Task statement: Please transcribe the listing below in full and word for word, without its pictures.

#### Dataset section

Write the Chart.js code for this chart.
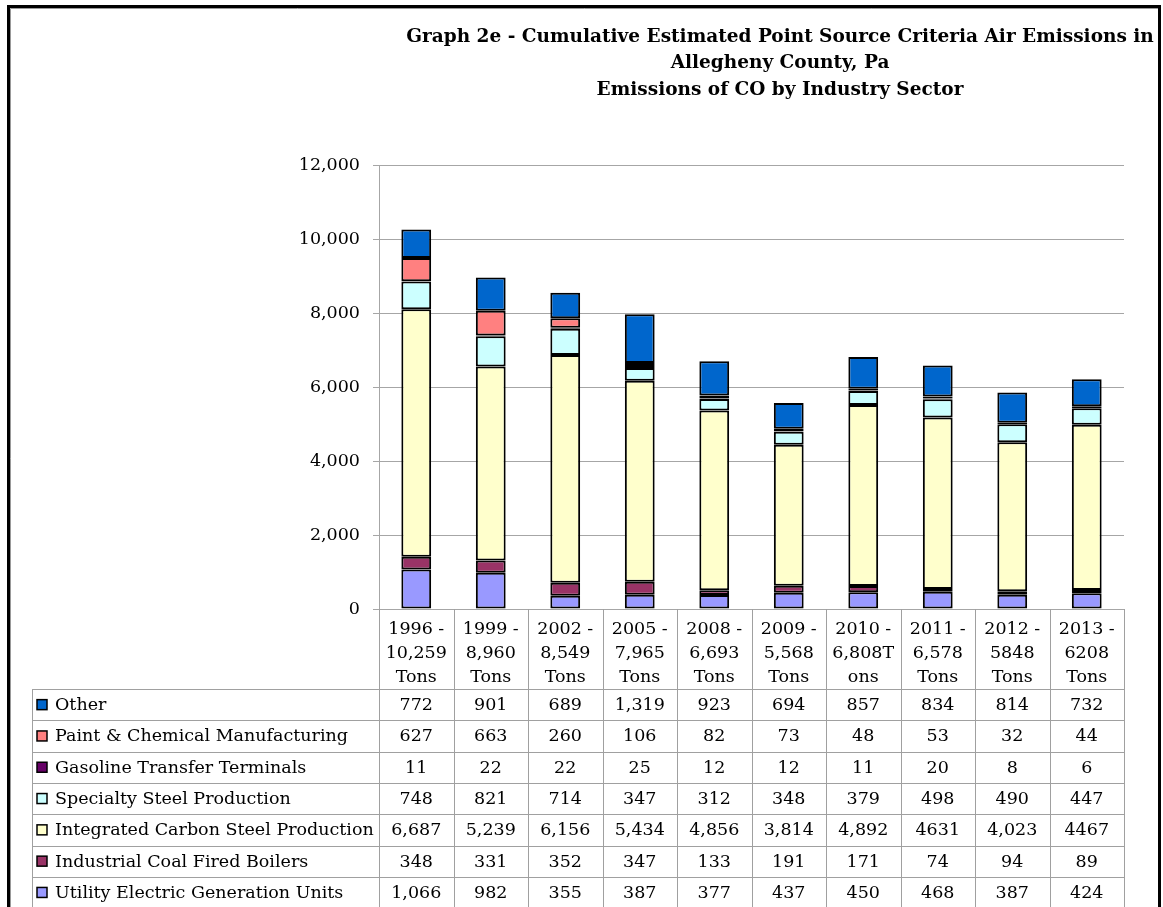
<!DOCTYPE html>
<html>
<head>
<meta charset="utf-8">
<script src="https://cdn.jsdelivr.net/npm/chart.js@4"></script>
<style>
  html, body { margin: 0; padding: 0; background: #fff; }
  #wrap { position: relative; width: 1163px; height: 907px; }
</style>
</head>
<body>
<div id="wrap"><canvas id="coChart"></canvas></div>
<script>
// categories (x axis labels, split in lines as in the original)
const categories = [
    ['1996 -', '10,259', 'Tons'],
    ['1999 -', '8,960', 'Tons'],
    ['2002 -', '8,549', 'Tons'],
    ['2005 -', '7,965', 'Tons'],
    ['2008 -', '6,693', 'Tons'],
    ['2009 -', '5,568', 'Tons'],
    ['2010 -', '6,808T', 'ons'],
    ['2011 -', '6,578', 'Tons'],
    ['2012 -', '5848', 'Tons'],
    ['2013 -', '6208', 'Tons']
];

// series, bottom of the stack first
const utility     = [1066, 982, 355, 387, 377, 437, 450, 468, 387, 424];
const coalBoilers = [348, 331, 352, 347, 133, 191, 171, 74, 94, 89];
const carbonSteel = [6687, 5239, 6156, 5434, 4856, 3814, 4892, 4631, 4023, 4467];
const specialty   = [748, 821, 714, 347, 312, 348, 379, 498, 490, 447];
const gasoline    = [11, 22, 22, 25, 12, 12, 11, 20, 8, 6];
const paintChem   = [627, 663, 260, 106, 82, 73, 48, 53, 32, 44];
const other       = [772, 901, 689, 1319, 923, 694, 857, 834, 814, 732];

const yTicks = [0, 2000, 4000, 6000, 8000, 10000, 12000];

// cells that were typed without a thousands separator in the source table
const plainCells = { 'Integrated Carbon Steel Production': [7, 9] };

const titleLines = [
    'Graph 2e - Cumulative Estimated Point Source Criteria Air Emissions in',
    'Allegheny County, Pa',
    'Emissions of CO by Industry Sector'
];

const FONT = "'DejaVu Serif', serif";
const FS = 17.5;
Chart.defaults.font.family = FONT;
Chart.defaults.font.size = FS;
Chart.defaults.color = '#000';

const series = [
    { label: 'Utility Electric Generation Units', data: utility, color: '#9999FF' },
    { label: 'Industrial Coal Fired Boilers', data: coalBoilers, color: '#993366' },
    { label: 'Integrated Carbon Steel Production', data: carbonSteel, color: '#FFFFCC' },
    { label: 'Specialty Steel Production', data: specialty, color: '#CCFFFF' },
    { label: 'Gasoline Transfer Terminals', data: gasoline, color: '#660066' },
    { label: 'Paint & Chemical Manufacturing', data: paintChem, color: '#FF8080' },
    { label: 'Other', data: other, color: '#0066CC' }
];

const fmt = (label, i, v) => {
    const plain = plainCells[label];
    if (plain && plain.includes(i)) return String(v);
    return v.toLocaleString('en-US');
};

// title, frame and the data table under the plot
const decor = {
    id: 'decor',
    afterDraw(chart) {
        const ctx = chart.ctx;
        const xs = chart.scales.x;
        const area = chart.chartArea;
        const n = categories.length;
        const colW = xs.width / n;
        const tableTop = area.bottom + 80;
        const rowH = 31.3;
        const tableLeft = 32;
        const tableBottom = tableTop + 7 * rowH;

        ctx.save();
        // title
        ctx.fillStyle = '#000';
        ctx.textAlign = 'center';
        ctx.textBaseline = 'middle';
        ctx.font = 'bold 18.5px ' + FONT;
        titleLines.forEach((t, i) => ctx.fillText(t, 780, 37 + i * 26.5));

        // table grid
        ctx.strokeStyle = '#a0a0a0';
        ctx.lineWidth = 1;
        ctx.beginPath();
        for (let i = 0; i <= n; i++) {
            const x = Math.round(xs.left + i * colW) + 0.5;
            ctx.moveTo(x, area.bottom);
            ctx.lineTo(x, tableBottom);
        }
        ctx.moveTo(tableLeft + 0.5, tableTop);
        ctx.lineTo(tableLeft + 0.5, tableBottom);
        for (let r = 0; r <= 7; r++) {
            const y = Math.round(tableTop + r * rowH) + 0.5;
            ctx.moveTo(tableLeft, y);
            ctx.lineTo(xs.right, y);
        }
        ctx.stroke();

        // rows: top series first
        const rows = series.slice().reverse();
        ctx.font = FS + 'px ' + FONT;
        rows.forEach((s, r) => {
            const cy = tableTop + r * rowH + rowH / 2;
            ctx.fillStyle = s.color;
            ctx.fillRect(37, cy - 5, 10, 10);
            ctx.strokeStyle = '#000';
            ctx.lineWidth = 1.5;
            ctx.strokeRect(37, cy - 5, 10, 10);
            ctx.fillStyle = '#000';
            ctx.textAlign = 'left';
            ctx.fillText(s.label, 55, cy + 1);
            ctx.textAlign = 'center';
            s.data.forEach((v, i) => {
                ctx.fillText(fmt(s.label, i, v), xs.getPixelForValue(i), cy + 1);
            });
        });

        // outer frame
        ctx.strokeStyle = '#000';
        ctx.lineWidth = 3;
        ctx.strokeRect(8.5, 6.5, 1151, 930);
        ctx.strokeStyle = '#999';
        ctx.lineWidth = 1;
        ctx.beginPath();
        ctx.moveTo(10.5, 920);
        ctx.lineTo(10.5, 8.5);
        ctx.lineTo(1158, 8.5);
        ctx.stroke();
        ctx.restore();
    }
};

new Chart(document.getElementById('coChart'), {
    type: 'bar',
    data: {
        labels: categories,
        datasets: series.map(s => ({
            label: s.label,
            data: s.data,
            backgroundColor: s.color,
            borderColor: '#000',
            borderWidth: 2,
            borderSkipped: false,
            categoryPercentage: 1,
            barPercentage: 0.4
        }))
    },
    options: {
        responsive: true,
        maintainAspectRatio: false,
        animation: false,
        layout: { padding: { left: 0, top: 165, right: 39, bottom: 218 } },
        plugins: {
            legend: { display: false },
            title: { display: false },
            tooltip: { enabled: false }
        },
        scales: {
            x: {
                stacked: true,
                grid: { display: false, offset: true },
                border: { display: false },
                ticks: {
                    padding: 0,
                    maxRotation: 0,
                    autoSkip: false,
                    font: { size: FS, lineHeight: 24 / FS }
                },
                afterFit(scale) { scale.height = 80; }
            },
            y: {
                stacked: true,
                min: yTicks[0],
                max: yTicks[yTicks.length - 1],
                afterBuildTicks(scale) { scale.ticks = yTicks.map(v => ({ value: v })); },
                grid: { color: '#a6a6a6', tickLength: 6 },
                border: { color: '#a6a6a6' },
                ticks: {
                    padding: 13,
                    callback: v => v.toLocaleString('en-US')
                },
                afterFit(scale) { scale.width = 379; }
            }
        }
    },
    plugins: [decor]
});
</script>
</body>
</html>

########

Result of the task:
Write the Chart.js code for this chart.
<!DOCTYPE html>
<html>
<head>
<meta charset="utf-8">
<script src="https://cdn.jsdelivr.net/npm/chart.js@4"></script>
<style>
  html, body { margin: 0; padding: 0; background: #fff; }
  #wrap { position: relative; width: 1163px; height: 907px; }
</style>
</head>
<body>
<div id="wrap"><canvas id="coChart"></canvas></div>
<script>
// categories (x axis labels, split in lines as in the original)
const categories = [
    ['1996 -', '10,259', 'Tons'],
    ['1999 -', '8,960', 'Tons'],
    ['2002 -', '8,549', 'Tons'],
    ['2005 -', '7,965', 'Tons'],
    ['2008 -', '6,693', 'Tons'],
    ['2009 -', '5,568', 'Tons'],
    ['2010 -', '6,808T', 'ons'],
    ['2011 -', '6,578', 'Tons'],
    ['2012 -', '5848', 'Tons'],
    ['2013 -', '6208', 'Tons']
];

// series, bottom of the stack first
const utility     = [1066, 982, 355, 387, 377, 437, 450, 468, 387, 424];
const coalBoilers = [348, 331, 352, 347, 133, 191, 171, 74, 94, 89];
const carbonSteel = [6687, 5239, 6156, 5434, 4856, 3814, 4892, 4631, 4023, 4467];
const specialty   = [748, 821, 714, 347, 312, 348, 379, 498, 490, 447];
const gasoline    = [11, 22, 22, 25, 12, 12, 11, 20, 8, 6];
const paintChem   = [627, 663, 260, 106, 82, 73, 48, 53, 32, 44];
const other       = [772, 901, 689, 1319, 923, 694, 857, 834, 814, 732];

const yTicks = [0, 2000, 4000, 6000, 8000, 10000, 12000];

// cells that were typed without a thousands separator in the source table
const plainCells = { 'Integrated Carbon Steel Production': [7, 9] };

const titleLines = [
    'Graph 2e - Cumulative Estimated Point Source Criteria Air Emissions in',
    'Allegheny County, Pa',
    'Emissions of CO by Industry Sector'
];

const FONT = "'DejaVu Serif', serif";
const FS = 17.5;
Chart.defaults.font.family = FONT;
Chart.defaults.font.size = FS;
Chart.defaults.color = '#000';

const series = [
    { label: 'Utility Electric Generation Units', data: utility, color: '#9999FF' },
    { label: 'Industrial Coal Fired Boilers', data: coalBoilers, color: '#993366' },
    { label: 'Integrated Carbon Steel Production', data: carbonSteel, color: '#FFFFCC' },
    { label: 'Specialty Steel Production', data: specialty, color: '#CCFFFF' },
    { label: 'Gasoline Transfer Terminals', data: gasoline, color: '#660066' },
    { label: 'Paint & Chemical Manufacturing', data: paintChem, color: '#FF8080' },
    { label: 'Other', data: other, color: '#0066CC' }
];

const fmt = (label, i, v) => {
    const plain = plainCells[label];
    if (plain && plain.includes(i)) return String(v);
    return v.toLocaleString('en-US');
};

// title, frame and the data table under the plot
const decor = {
    id: 'decor',
    afterDraw(chart) {
        const ctx = chart.ctx;
        const xs = chart.scales.x;
        const area = chart.chartArea;
        const n = categories.length;
        const colW = xs.width / n;
        const tableTop = area.bottom + 80;
        const rowH = 31.3;
        const tableLeft = 32;
        const tableBottom = tableTop + 7 * rowH;

        ctx.save();
        // title
        ctx.fillStyle = '#000';
        ctx.textAlign = 'center';
        ctx.textBaseline = 'middle';
        ctx.font = 'bold 18.5px ' + FONT;
        titleLines.forEach((t, i) => ctx.fillText(t, 780, 37 + i * 26.5));

        // table grid
        ctx.strokeStyle = '#a0a0a0';
        ctx.lineWidth = 1;
        ctx.beginPath();
        for (let i = 0; i <= n; i++) {
            const x = Math.round(xs.left + i * colW) + 0.5;
            ctx.moveTo(x, area.bottom);
            ctx.lineTo(x, tableBottom);
        }
        ctx.moveTo(tableLeft + 0.5, tableTop);
        ctx.lineTo(tableLeft + 0.5, tableBottom);
        for (let r = 0; r <= 7; r++) {
            const y = Math.round(tableTop + r * rowH) + 0.5;
            ctx.moveTo(tableLeft, y);
            ctx.lineTo(xs.right, y);
        }
        ctx.stroke();

        // rows: top series first
        const rows = series.slice().reverse();
        ctx.font = FS + 'px ' + FONT;
        rows.forEach((s, r) => {
            const cy = tableTop + r * rowH + rowH / 2;
            ctx.fillStyle = s.color;
            ctx.fillRect(37, cy - 5, 10, 10);
            ctx.strokeStyle = '#000';
            ctx.lineWidth = 1.5;
            ctx.strokeRect(37, cy - 5, 10, 10);
            ctx.fillStyle = '#000';
            ctx.textAlign = 'left';
            ctx.fillText(s.label, 55, cy + 1);
            ctx.textAlign = 'center';
            s.data.forEach((v, i) => {
                ctx.fillText(fmt(s.label, i, v), xs.getPixelForValue(i), cy + 1);
            });
        });

        // outer frame
        ctx.strokeStyle = '#000';
        ctx.lineWidth = 3;
        ctx.strokeRect(8.5, 6.5, 1151, 930);
        ctx.strokeStyle = '#999';
        ctx.lineWidth = 1;
        ctx.beginPath();
        ctx.moveTo(10.5, 920);
        ctx.lineTo(10.5, 8.5);
        ctx.lineTo(1158, 8.5);
        ctx.stroke();
        ctx.restore();
    }
};

new Chart(document.getElementById('coChart'), {
    type: 'bar',
    data: {
        labels: categories,
        datasets: series.map(s => ({
            label: s.label,
            data: s.data,
            backgroundColor: s.color,
            borderColor: '#000',
            borderWidth: 2,
            borderSkipped: false,
            categoryPercentage: 1,
            barPercentage: 0.4
        }))
    },
    options: {
        responsive: true,
        maintainAspectRatio: false,
        animation: false,
        layout: { padding: { left: 0, top: 165, right: 39, bottom: 218 } },
        plugins: {
            legend: { display: false },
            title: { display: false },
            tooltip: { enabled: false }
        },
        scales: {
            x: {
                stacked: true,
                grid: { display: false, offset: true },
                border: { display: false },
                ticks: {
                    padding: 0,
                    maxRotation: 0,
                    autoSkip: false,
                    font: { size: FS, lineHeight: 24 / FS }
                },
                afterFit(scale) { scale.height = 80; }
            },
            y: {
                stacked: true,
                min: yTicks[0],
                max: yTicks[yTicks.length - 1],
                afterBuildTicks(scale) { scale.ticks = yTicks.map(v => ({ value: v })); },
                grid: { color: '#a6a6a6', tickLength: 6 },
                border: { color: '#a6a6a6' },
                ticks: {
                    padding: 13,
                    callback: v => v.toLocaleString('en-US')
                },
                afterFit(scale) { scale.width = 379; }
            }
        }
    },
    plugins: [decor]
});
</script>
</body>
</html>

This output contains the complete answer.